Neutrons were discovered by English physicist Sir James Chadwick in 1932. A little more than a decade later, two ORNL scientists would be the first to truly harness the particle’s analytical properties and pave the way for a rapidly expanding field that today employs thousands around the world.
Dawn of the Nuclear Age
In 1942, the first self-sustaining nuclear chain reaction was achieved at the University of Chicago, in a reactor described by physicist Enrico Fermi as “a crude pile of black bricks and wooden timbers.”
In attendance was physicist Ernest Wollan, who traveled a year later to ORNL—then known as Clinton Laboratories—to witness the start-up of the X-10 Graphite Reactor.
Wollan soon moved to Oak Ridge to begin work at the one-of-a-kind facility, which was the first nuclear reactor built for continuous operation, 1,000 times more powerful than Fermi’s Chicago Pile-1. During the Manhattan Project, he studied the use of neutrons to measure nuclear materials. That experience, along with his background in x-ray scattering, quickly led him to realize the potential neutrons held as a powerful new method for studying a much wider range of materials.

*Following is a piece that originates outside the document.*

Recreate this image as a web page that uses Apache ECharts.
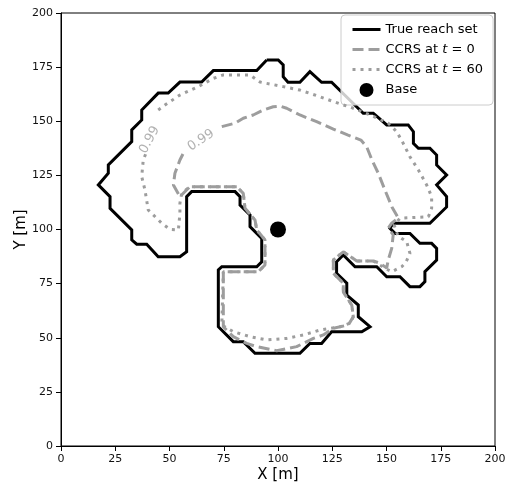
<!DOCTYPE html>
<html>
<head>
<meta charset="utf-8">
<script src="https://cdn.jsdelivr.net/npm/echarts@6/dist/echarts.min.js"></script>
<style>
  html, body { margin: 0; padding: 0; background: #fff; }
  #chart { width: 505px; height: 487px; }
</style>
</head>
<body>
<div id="chart"></div>
<script>
// Boundary of the true reachable set [x, y] in metres (closed outline)
const trueReachSet = [
  [94.8,178.3],[100.1,178.3],[102.4,176.0],[102.4,170.6],[104.6,168.0],[110.1,168.0],
  [114.7,172.9],[120.1,168.0],[124.7,168.0],[139.3,153.7],[143.9,153.7],[150.1,148.3],
  [160.0,148.3],[162.4,145.2],[162.4,139.8],[164.7,137.5],[170.0,137.5],[173.1,134.4],
  [173.1,129.8],[177.7,125.2],[173.1,120.6],[177.7,115.2],[177.7,110.4],[170.0,102.9],
  [153.1,102.9],[151.6,100.6],[153.9,98.2],[160.8,98.2],[165.4,93.6],[170.8,93.6],
  [173.1,91.3],[173.1,85.9],[167.7,80.5],[167.7,75.9],[165.4,73.6],[160.8,73.6],
  [156.2,78.2],[150.1,78.2],[145.5,82.8],[135.5,82.8],[130.1,88.2],[127.0,85.1],
  [127.0,79.8],[131.7,75.2],[131.7,69.7],[137.0,65.1],[137.0,59.7],[142.4,55.1],
  [138.6,52.8],[124.7,52.8],[120.1,47.4],[114.7,47.4],[110.1,42.8],[89.4,42.8],
  [84.0,48.2],[79.4,48.2],[72.5,55.1],[72.5,81.3],[74.1,82.8],[90.2,82.8],
  [92.5,85.1],[92.5,95.9],[87.1,101.3],[87.1,106.7],[82.5,111.3],[82.5,115.2],
  [80.2,117.5],[60.2,117.5],[57.9,115.2],[57.9,89.7],[54.8,87.4],[44.8,87.4],
  [39.5,93.2],[34.9,93.2],[32.6,95.2],[32.6,99.8],[22.6,109.8],[22.6,115.2],
  [17.2,120.6],[21.8,126.0],[21.8,129.8],[32.6,140.6],[32.6,146.0],[37.2,150.6],
  [37.2,155.2],[44.8,163.0],[49.4,163.0],[54.8,168.1],[64.8,168.1],[70.2,173.4],
  [90.2,173.4],[94.8,178.3]
];

// 0.99 contour of the CCRS at t = 0 (open where the level label sits)
const ccrsT0 = [
  [74.1,147.5],[80.2,149.1],[84.0,151.4],[88.6,152.9],[93.2,155.2],[97.8,156.7],
  [100.9,157.0],[104.0,156.0],[110.1,152.9],[117.8,149.8],[125.5,146.4],[132.3,143.6],
  [138.2,141.3],[140.9,138.1],[143.3,132.1],[146.2,126.0],[149.3,118.2],[152.5,110.4],
  [155.4,105.3],[152.4,102.9],[150.8,100.6],[153.1,97.5],[152.4,91.3],[150.8,85.9],
  [150.1,82.2],[147.0,84.4],[143.9,85.5],[136.3,85.5],[130.1,89.7],[125.5,85.9],
  [125.5,79.8],[130.1,75.2],[130.1,71.1],[134.0,65.1],[134.7,59.7],[132.4,55.9],
  [125.5,54.4],[120.9,51.3],[116.3,49.7],[108.6,45.9],[99.4,44.0],[90.2,45.9],
  [85.6,47.4],[79.4,50.5],[74.8,55.1],[74.8,80.5],[90.9,80.5],[94.0,83.6],
  [94.0,95.2],[90.2,99.8],[89.4,104.4],[84.8,109.8],[84.0,116.7],[81.0,119.8],
  [59.4,119.8],[54.8,115.2],[51.8,120.6],[52.5,126.0],[54.8,132.1],[57.1,136.7]
];

// 0.99 contour of the CCRS at t = 60 (open where the level label sits)
const ccrsT60 = [
  [44.8,155.2],[47.9,157.5],[54.8,162.1],[63.3,166.0],[70.2,169.8],[74.8,171.4],
  [87.1,171.4],[91.7,168.1],[102.4,166.0],[110.1,164.4],[119.4,161.3],[128.6,158.0],
  [133.2,156.6],[142.4,152.9],[150.8,149.1],[154.7,145.2],[157.7,139.8],[160.8,133.6],
  [164.7,127.5],[168.5,120.6],[170.8,115.2],[170.8,109.8],[169.3,105.9],[156.2,105.2],
  [153.5,102.1],[155.3,97.0],[159.3,94.4],[160.8,89.0],[159.0,85.0],[157.0,82.8],
  [152.4,80.5],[149.3,82.1],[143.9,85.5],[136.3,85.5],[130.1,89.7],[125.5,85.9],
  [125.5,79.8],[130.1,75.2],[130.1,71.1],[134.0,65.1],[134.7,59.7],[133.2,56.7],
  [128.6,55.1],[119.4,53.6],[111.7,51.3],[104.0,49.7],[94.8,49.0],[87.1,50.5],
  [79.4,52.8],[74.1,55.9],[74.8,80.5],[90.9,80.5],[94.0,83.6],[94.0,95.2],
  [90.2,99.8],[89.4,104.4],[84.8,109.8],[84.0,116.7],[81.0,119.8],[59.4,119.8],
  [55.6,116.7],[54.8,112.1],[54.8,107.5],[54.1,99.8],[50.2,100.1],[46.4,102.9],
  [40.2,109.0],[38.7,118.2],[37.2,124.4],[37.9,132.1],[39.2,135.3]
];

// Base location
const basePoint = [[100, 100]];

// Axis ticks
const axisTicks = [0, 25, 50, 75, 100, 125, 150, 175, 200];

// Contour level printed on both CCRS lines
const contourLevel = '0.99';

const GRAY = '#9d9d9d';
const FONT = 'DejaVu Sans';

const chart = echarts.init(document.getElementById('chart'), null, { renderer: 'canvas' });

const axisCommon = {
  type: 'value',
  min: axisTicks[0],
  max: axisTicks[axisTicks.length - 1],
  interval: axisTicks[1] - axisTicks[0],
  nameLocation: 'middle',
  nameMoveOverlap: false,
  nameTextStyle: { fontFamily: FONT, fontSize: 15, color: '#000' },
  axisLine: { show: true, lineStyle: { color: '#000', width: 1 } },
  axisTick: { show: true, inside: false, length: 5, lineStyle: { color: '#000', width: 1 } },
  axisLabel: { fontFamily: FONT, fontSize: 11, color: '#111', margin: 8 },
  splitLine: { show: false }
};

const legendRich = { i: { fontStyle: 'italic', fontFamily: FONT, fontSize: 13, color: '#000' } };

chart.setOption({
  animation: false,
  backgroundColor: '#fff',
  grid: {
    left: 61, right: 10, top: 13, bottom: 41,
    containLabel: false,
    outerBoundsMode: 'none',
    show: true, borderColor: '#000', borderWidth: 1, backgroundColor: 'transparent'
  },
  xAxis: Object.assign({}, axisCommon, { name: 'X [m]', nameGap: 22 }),
  yAxis: Object.assign({}, axisCommon, { name: 'Y [m]', nameGap: 32 }),
  legend: {
    orient: 'vertical',
    left: 341, top: 15,
    padding: [8, 10, 8, 10],
    itemGap: 7,
    itemWidth: 28,
    itemHeight: 14,
    backgroundColor: 'rgba(255,255,255,0.8)',
    borderColor: '#cccccc',
    borderWidth: 1,
    borderRadius: 4,
    // line entries show only their stroke; the Base entry keeps its marker
    itemStyle: { opacity: 0 },
    lineStyle: { width: 3 },
    textStyle: { fontFamily: FONT, fontSize: 13, color: '#000', rich: legendRich },
    formatter: function (name) {
      return name.replace(' t ', ' {i|t} ');
    },
    data: [
      'True reach set',
      'CCRS at t = 0',
      'CCRS at t = 60',
      { name: 'Base', itemStyle: { opacity: 1 } }
    ]
  },
  series: [
    {
      name: 'True reach set',
      type: 'line',
      data: trueReachSet,
      symbol: 'none',
      lineStyle: { color: '#000', width: 3, join: 'miter' },
      itemStyle: { color: '#000' },
      z: 2
    },
    {
      name: 'CCRS at t = 0',
      type: 'line',
      data: ccrsT0,
      symbol: 'none',
      lineStyle: { color: GRAY, width: 3, type: [11, 5], cap: 'butt' },
      itemStyle: { color: GRAY },
      z: 3
    },
    {
      name: 'CCRS at t = 60',
      type: 'line',
      data: ccrsT60,
      symbol: 'none',
      lineStyle: { color: GRAY, width: 3, type: [3, 5], cap: 'butt' },
      itemStyle: { color: GRAY },
      z: 4
    },
    {
      name: 'Base',
      type: 'scatter',
      data: basePoint,
      symbol: 'circle',
      symbolSize: 16,
      itemStyle: { color: '#000', opacity: 1 },
      z: 5
    },
    {
      // in-line level labels of the two contour lines
      type: 'scatter',
      silent: true,
      symbolSize: 0,
      z: 6,
      data: [
        { value: [64.5, 141.2], label: { rotate: 33 } },
        { value: [40.8, 141.4], label: { rotate: 62 } }
      ],
      label: {
        show: true,
        position: 'inside',
        formatter: contourLevel,
        fontFamily: FONT,
        fontSize: 13,
        color: GRAY
      }
    }
  ]
});
</script>
</body>
</html>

“That particle called the neutron became my absorbing interest,” Wollan said at the time.
As rumor has it, Wollan left Chicago in the dark of night with an x-ray diffractometer that he would later retrofit to become the world’s first neutron scattering instrument.
In 1944, he wrote a research proposal asking for funding to use the equipment he brought with him from Chicago to measure the diffraction of neutrons using single crystals, identifying an opening in the reactor in which the work could be done.

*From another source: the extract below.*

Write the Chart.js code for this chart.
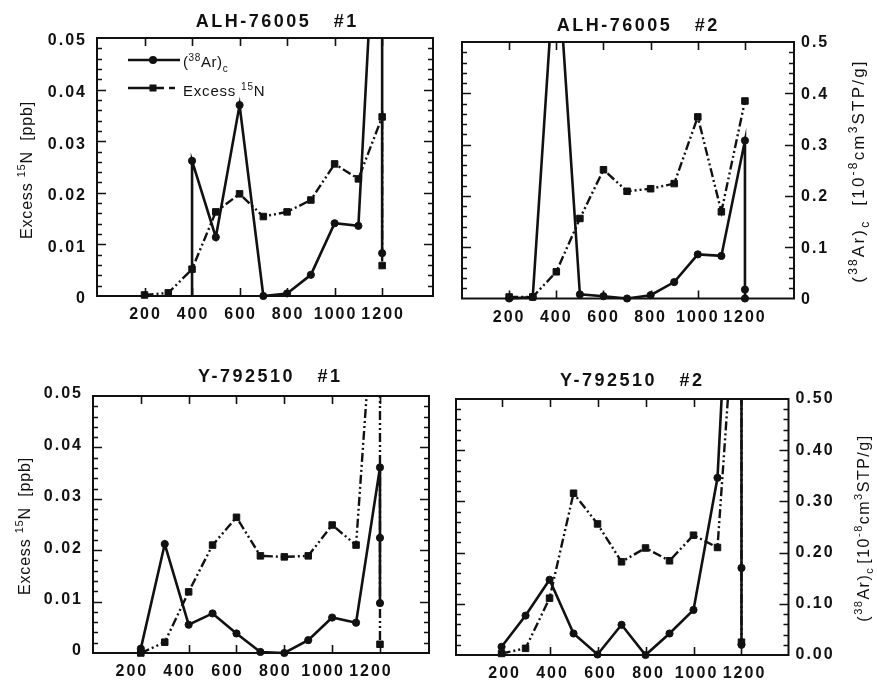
<!DOCTYPE html>
<html>
<head>
<meta charset="utf-8">
<title>Excess 15N and (38Ar)c release profiles</title>
<script src="https://cdn.jsdelivr.net/npm/chart.js@4.4.1/dist/chart.umd.min.js"></script>
<style>
  html, body { margin: 0; padding: 0; background: #fff; }
  #page { position: relative; width: 877px; height: 683px; overflow: hidden; }
  #page canvas { position: absolute; }
</style>
</head>
<body>
<div id="page">
  <canvas id="c1" width="445" height="345" style="left:0;top:0"></canvas>
  <canvas id="c2" width="432" height="345" style="left:445px;top:0"></canvas>
  <canvas id="c3" width="445" height="338" style="left:0;top:345px"></canvas>
  <canvas id="c4" width="432" height="338" style="left:445px;top:345px"></canvas>
</div>
<script>
(function () {
  'use strict';

  // step temperatures (deg C) and released amounts
  // (38Ar)c in 1e-8 cm3 STP/g (right axis), excess 15N in ppb (left axis)

  // ALH-76005 #1
  const ALH1_AR_T = [400, 400, 500, 600, 700, 800, 900, 1000, 1100, 1200, 1200];
  const ALH1_AR = [0, 0.262, 0.114, 0.37, 0, 0.005, 0.041, 0.141, 0.136, 1.0, 0.083];
  const ALH1_N_T = [200, 300, 400, 500, 600, 700, 800, 900, 1000, 1100, 1200, 1200];
  const ALH1_N = [0.0002, 0.0006, 0.0052, 0.0163, 0.0198, 0.0154, 0.0163, 0.0186, 0.0256, 0.0227, 0.0347, 0.0059];

  // ALH-76005 #2
  const ALH2_AR_T = [200, 300, 400, 500, 600, 700, 800, 900, 1000, 1100, 1200, 1200, 1200];
  const ALH2_AR = [0, 0.003, 0.7, 0.008, 0.0045, 0, 0.0065, 0.032, 0.086, 0.083, 0.308, 0.0175, 0];
  const ALH2_N_T = [200, 300, 400, 500, 600, 700, 800, 900, 1000, 1100, 1200];
  const ALH2_N = [0.0003, 0.0003, 0.0052, 0.0156, 0.0251, 0.0209, 0.0214, 0.0224, 0.0354, 0.0169, 0.0385];

  // Y-792510 #1
  const Y1_AR_T = [200, 300, 400, 500, 600, 700, 800, 900, 1000, 1100, 1200, 1200, 1200];
  const Y1_AR = [0.0085, 0.212, 0.055, 0.077, 0.038, 0.002, 0, 0.025, 0.069, 0.059, 0.361, 0.224, 0.097];
  const Y1_N_T = [200, 300, 400, 500, 600, 700, 800, 900, 1000, 1100, 1200, 1200];
  const Y1_N = [0, 0.0021, 0.0119, 0.021, 0.0264, 0.0189, 0.0187, 0.0189, 0.0249, 0.021, 0.087, 0.0017];

  // Y-792510 #2
  const Y2_AR_T = [200, 300, 400, 500, 600, 700, 800, 900, 1000, 1100, 1200, 1200, 1200];
  const Y2_AR = [0.016, 0.077, 0.147, 0.042, 0.001, 0.059, 0, 0.042, 0.088, 0.346, 1.25, 0.17, 0.02];
  const Y2_N_T = [200, 300, 400, 500, 600, 700, 800, 900, 1000, 1100, 1200, 1200];
  const Y2_N = [0.0003, 0.0013, 0.0111, 0.0316, 0.0256, 0.0182, 0.0209, 0.0184, 0.0234, 0.021, 0.088, 0.0025];

  const TEMP_TICKS = [200, 400, 600, 800, 1000, 1200];
  const TEMP_LABELS = ['200', '400', '600', '800', '1000', '1200'];
  const N_TICKS = [0, 0.01, 0.02, 0.03, 0.04, 0.05];
  const N_LABELS = ['0', '0.01', '0.02', '0.03', '0.04', '0.05'];
  const AR_TICKS = [0, 0.1, 0.2, 0.3, 0.4, 0.5];
  const AR_LABELS = ['0', '0.1', '0.2', '0.3', '0.4', '0.5'];
  const AR_LABELS_2DP = ['0.00', '0.10', '0.20', '0.30', '0.40', '0.50'];

  const INK = '#111';
  const FAMILY = '"Liberation Sans", Arial, Helvetica, sans-serif';
  const N_DASH = [9, 3, 2, 3, 2, 3];
  const TICK_FONT = { family: 'Liberation Sans', size: 16, weight: 'bold' };

  // axis titles with super/subscripts: s = 1 sup, -1 sub, gap = extra space in px
  const N_TITLE = [{ t: 'Excess ' }, { t: '15', s: 1 }, { t: 'N  [ppb]' }];
  const arTitle = (gap) => [
    { t: '(' }, { t: '38', s: 1 }, { t: 'Ar)' }, { t: 'c', s: -1 }, { gap },
    { t: '[10' }, { t: '-8', s: 1 }, { t: 'cm' }, { t: '3', s: 1 }, { t: 'STP/g]' },
  ];

  const PANELS = [
    {
      id: 'c1', title: 'ALH-76005   #1', origin: [0, 0],
      plot: { left: 97, top: 38, right: 433, bottom: 296 },
      xMin: 0, xMax: 1414, xShift: 1,
      left: { labels: N_LABELS, shift: 3 }, right: null,
      titleAt: [276, 21], leftTitleAt: [26, 170], legend: true, arHideFirst: true,
      ar: [ALH1_AR_T, ALH1_AR], n: [ALH1_N_T, ALH1_N],
    },
    {
      id: 'c2', title: 'ALH-76005   #2', origin: [445, 0],
      plot: { left: 462, top: 42, right: 794, bottom: 298.5 },
      xMin: 0, xMax: 1408, xShift: 0,
      left: null, right: { labels: AR_LABELS, shift: 1 },
      titleAt: [637, 25], rightTitle: { at: [858, 171], size: 17, ls: 2.2, gap: 14 },
      ar: [ALH2_AR_T, ALH2_AR], n: [ALH2_N_T, ALH2_N],
    },
    {
      id: 'c3', title: 'Y-792510   #1', origin: [0, 345],
      plot: { left: 93, top: 396, right: 429, bottom: 653 },
      xMin: 0, xMax: 1405, xShift: -9,
      left: { labels: N_LABELS, shift: -2 }, right: null,
      titleAt: [269, 376], leftTitleAt: [24, 526],
      ar: [Y1_AR_T, Y1_AR], n: [Y1_N_T, Y1_N],
    },
    {
      id: 'c4', title: 'Y-792510   #2', origin: [445, 345],
      plot: { left: 456, top: 399, right: 788.5, bottom: 655 },
      xMin: 10, xMax: 1396, xShift: 3,
      left: null, right: { labels: AR_LABELS_2DP, shift: 0 },
      titleAt: [631, 380], rightTitle: { at: [863, 528], size: 16, ls: 1.5, gap: 3 },
      ar: [Y2_AR_T, Y2_AR], n: [Y2_N_T, Y2_N],
    },
  ];

  function toPoints(xs, ys) {
    return xs.map((x, i) => ({ x, y: ys[i] }));
  }

  function fixedTicks(values) {
    return (scale) => { scale.ticks = values.map((value) => ({ value })); };
  }

  // draws a run of text pieces centred (or left-aligned) on x, cap-centred on y
  function drawRich(ctx, parts, x, y, opt) {
    const size = opt.size;
    const small = Math.round(size * 0.68);
    const fontOf = (p) => `${opt.weight || 'normal'} ${p.s ? small : size}px ${FAMILY}`;

    ctx.save();
    ctx.translate(x, y);
    ctx.rotate(opt.angle || 0);
    ctx.letterSpacing = (opt.ls || 0) + 'px';
    ctx.fillStyle = INK;
    ctx.textAlign = 'left';
    ctx.textBaseline = 'alphabetic';

    let width = 0;
    for (const p of parts) {
      if (p.gap !== undefined) { width += p.gap; continue; }
      ctx.font = fontOf(p);
      width += ctx.measureText(p.t).width;
    }

    let cx = opt.align === 'left' ? 0 : -width / 2;
    const base = size * 0.36;
    for (const p of parts) {
      if (p.gap !== undefined) { cx += p.gap; continue; }
      ctx.font = fontOf(p);
      const dy = p.s === 1 ? -size * 0.42 : p.s === -1 ? size * 0.28 : 0;
      ctx.fillText(p.t, cx, base + dy);
      cx += ctx.measureText(p.t).width;
    }
    ctx.restore();
  }

  function drawFrame(chart) {
    const { ctx, chartArea: a, scales } = chart;
    ctx.save();
    ctx.strokeStyle = INK;
    ctx.lineWidth = 2;
    ctx.strokeRect(a.left, a.top, a.right - a.left, a.bottom - a.top);

    // inward ticks on all four sides
    ctx.lineWidth = 1.6;
    ctx.beginPath();
    for (const v of TEMP_TICKS) {
      const px = Math.round(scales.x.getPixelForValue(v)) + 0.5;
      ctx.moveTo(px, a.top);
      ctx.lineTo(px, a.top + 8);
      ctx.moveTo(px, a.bottom);
      ctx.lineTo(px, a.bottom - 8);
    }
    for (let i = 1; i < 25; i++) {
      const len = i % 5 === 0 ? 9 : 5;
      const yl = Math.round(scales.yL.getPixelForValue(i * 0.002)) + 0.5;
      ctx.moveTo(a.left, yl);
      ctx.lineTo(a.left + len, yl);
      const yr = Math.round(scales.yR.getPixelForValue(i * 0.02)) + 0.5;
      ctx.moveTo(a.right, yr);
      ctx.lineTo(a.right - len, yr);
    }
    ctx.stroke();
    ctx.restore();
  }

  function drawLegend(ctx) {
    ctx.save();
    ctx.strokeStyle = INK;
    ctx.fillStyle = INK;
    ctx.lineWidth = 2.5;

    ctx.beginPath();
    ctx.moveTo(128, 60);
    ctx.lineTo(180, 60);
    ctx.stroke();
    ctx.beginPath();
    ctx.arc(153, 60, 4, 0, Math.PI * 2);
    ctx.fill();

    ctx.beginPath();
    ctx.moveTo(128, 88);
    ctx.lineTo(164, 88);
    ctx.moveTo(169, 88);
    ctx.lineTo(175, 88);
    ctx.stroke();
    ctx.fillRect(149.5, 84.5, 7, 7);
    ctx.restore();

    drawRich(ctx, [{ t: '(' }, { t: '38', s: 1 }, { t: 'Ar)' }, { t: 'c', s: -1 }],
      183, 62, { size: 15, ls: 0.6, align: 'left' });
    drawRich(ctx, [{ t: 'Excess ' }, { t: '15', s: 1 }, { t: 'N' }],
      183, 91, { size: 15, ls: 0.8, align: 'left' });
  }

  function decorFor(p) {
    const [ox, oy] = p.origin;
    return {
      id: 'decor',
      beforeDraw(chart) {
        chart.ctx.letterSpacing = '2px';
      },
      afterDraw(chart) {
        const ctx = chart.ctx;
        drawFrame(chart);

        drawRich(ctx, [{ t: p.title }], p.titleAt[0] - ox + 1.2, p.titleAt[1] - oy,
          { size: 18, ls: 2.5, weight: 'bold' });

        if (p.leftTitleAt) {
          drawRich(ctx, N_TITLE, p.leftTitleAt[0] - ox, p.leftTitleAt[1] - oy,
            { size: 16, ls: 0.8, angle: -Math.PI / 2 });
        }
        if (p.rightTitle) {
          const r = p.rightTitle;
          drawRich(ctx, arTitle(r.gap), r.at[0] - ox, r.at[1] - oy,
            { size: r.size, ls: r.ls, angle: -Math.PI / 2 });
        }
        if (p.legend) drawLegend(ctx);
      },
    };
  }

  function yScale(position, max, ticks, side) {
    return {
      type: 'linear',
      position,
      min: 0,
      max,
      afterBuildTicks: fixedTicks(ticks),
      afterFit: (s) => { s.width = side ? 52 : 0; },
      grid: { display: false, drawTicks: false },
      border: { display: false },
      ticks: {
        display: !!side,
        autoSkip: false,
        color: INK,
        padding: position === 'left' ? 10 : 7,
        labelOffset: side ? side.shift : 0,
        font: TICK_FONT,
        callback: (v, i) => (side ? side.labels[i] : ''),
      },
    };
  }

  function buildChart(p) {
    const canvas = document.getElementById(p.id);
    const [ox, oy] = p.origin;
    const leftW = p.left ? 52 : 0;
    const rightW = p.right ? 52 : 0;
    const axisH = 25;

    const arSet = {
      label: '(38Ar)c',
      data: toPoints(p.ar[0], p.ar[1]),
      yAxisID: 'yR',
      borderColor: INK,
      borderWidth: 2.6,
      pointStyle: 'circle',
      // the ALH-76005 #1 trace rises straight off the baseline at 400
      pointRadius: (c) => (p.arHideFirst && c.dataIndex === 0 ? 0 : 3.6),
      pointBackgroundColor: INK,
      pointBorderColor: INK,
      pointBorderWidth: 1,
      clip: { left: 6, right: 6, top: 1, bottom: 6 },
    };
    const nSet = {
      label: 'Excess 15N',
      data: toPoints(p.n[0], p.n[1]),
      yAxisID: 'yL',
      borderColor: INK,
      borderWidth: 2.4,
      borderDash: N_DASH,
      pointStyle: 'rect',
      pointRadius: 4.6,
      pointBackgroundColor: INK,
      pointBorderColor: INK,
      pointBorderWidth: 1,
      clip: { left: 6, right: 6, top: 1, bottom: 6 },
    };

    return new Chart(canvas, {
      type: 'line',
      data: { datasets: [nSet, arSet] },
      options: {
        responsive: false,
        animation: false,
        events: [],
        parsing: false,
        layout: {
          padding: {
            left: p.plot.left - ox - leftW,
            right: ox + canvas.width - p.plot.right - rightW,
            top: p.plot.top - oy,
            bottom: oy + canvas.height - p.plot.bottom - axisH,
          },
        },
        elements: { line: { tension: 0 } },
        plugins: { legend: { display: false }, tooltip: { enabled: false } },
        scales: {
          x: {
            type: 'linear',
            position: 'bottom',
            min: p.xMin,
            max: p.xMax,
            afterBuildTicks: fixedTicks(TEMP_TICKS),
            afterFit: (s) => { s.height = axisH; },
            grid: { display: false, drawTicks: false },
            border: { display: false },
            ticks: {
              autoSkip: false,
              maxRotation: 0,
              color: INK,
              padding: 9,
              labelOffset: p.xShift,
              font: TICK_FONT,
              callback: (v, i) => TEMP_LABELS[i],
            },
          },
          yL: yScale('left', 0.05, N_TICKS, p.left),
          yR: yScale('right', 0.5, AR_TICKS, p.right),
        },
      },
      plugins: [decorFor(p)],
    });
  }

  PANELS.forEach(buildChart);
})();
</script>
</body>
</html>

His proposal was accepted, and shortly thereafter Wollan successfully made the first powder diffraction measurements recorded using neutrons.
The many firsts of Shull and Wollan, neutron pioneers
In 1946, impressed by Wollan’s results, physicist Clifford Shull accepted his colleague’s invitation to work alongside him at the Graphite Reactor to further develop the technique. Shull’s addition had a profound and immediate impact, so much so that he would later be awarded the Nobel Prize in Physics in 1994 for his contributions to the field. In his acceptance speech, Shull expressed his regret that Wollan had not lived to share the award.
Their collaborations quickly led to the construction of the first instrument exclusively for neutron scattering—the double-crystal neutron spectrometer—as well as the adaptation of automated data recording, which took the place of pen and paper and allowed researchers to collect data overnight.
By 1955, the two pioneers had measured scattering patterns from more than 100 elements and 60 different isotopes. A prolific class of successors emerged who would continue to push the field forward and, in turn, mentor what is the present-day neutron scattering workforce.
A short list of Shull and Wollan’s most notable achievements includes
- first neutron Laue photograph ;
- first neutron radiograph;
- first direct evidence of antiferromagnetism and confirmation of the Neel model of ferrimagnetism [2,3];
- first use of neutrons to determine the structure of hydrides ; and
- first measurement of magnetic moment distributions in 3d-electron alloys.